# Two charges of  -2 C  and  4 C  are at points  (-2 , 4, 8)  and  ( 2 ,4, 8 ), respectively. Assuming that both coordinates are in meters, what is the force between the two points?

Jan 10, 2016

The distance formula for Cartesian coordinates is

d=sqrt((x_2-x_1)^2+(y_2-y_1)^2+(z_2-z_1)^2
Where ${x}_{1} , {y}_{1} , {z}_{1}$, and${x}_{2} , {y}_{2} , {z}_{2}$ are the Cartesian coordinates of two points respectively.
Let $\left({x}_{1} , {y}_{1} , {z}_{1}\right)$ represent $\left(- 2 , 4 , 8\right)$ and $\left({x}_{2} , {y}_{2} , {z}_{2}\right)$ represent $\left(2 , 4 , 8\right)$.

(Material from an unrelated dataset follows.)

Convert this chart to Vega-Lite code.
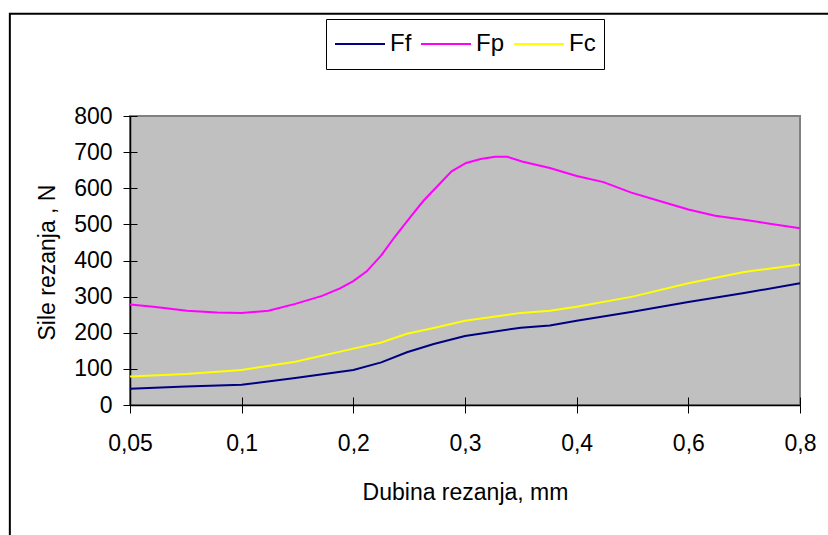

d=sqrt((2-(-2))^2+(4-4)^2+(8-8)^2

d=sqrt((2+2)^2+(0)^2+(0)^2

$d = \sqrt{{\left(4\right)}^{2} + 0 + 0} = \sqrt{16} = 4$

Hence the distance between the two charges is $4$ meters.

The electrostatic force between two charges is given by
$F = \frac{k {q}_{1} {q}_{2}}{r} ^ 2$

Where $F$ is the force between the charges, $k$ is the constant

and its value is $9 \cdot {10}^{9} N {m}^{2} / {C}^{2}$,${q}_{1}$ and ${q}_{2}$ are the

magnitudes of the charges and $r$ is the distance between the two charges.

Here F=??, $k = 9 \cdot {10}^{9} N {m}^{2} / {C}^{2}$, ${q}_{1} = - 2 C$, ${q}_{2} = 4 C$ and $r = d = 4$.

$\implies F = \frac{9 \cdot {10}^{9} \cdot \left(- 2\right) \cdot 4}{4} ^ 2 = \frac{9 \cdot {10}^{9} \cdot \left(- 8\right)}{16} = \frac{- 72 \cdot {10}^{9}}{16} = - 4.5 \cdot {10}^{9} N$

$\implies F = - 4.5 \cdot {10}^{9} N$

Negative sign shows that the force between the two charges is attractive.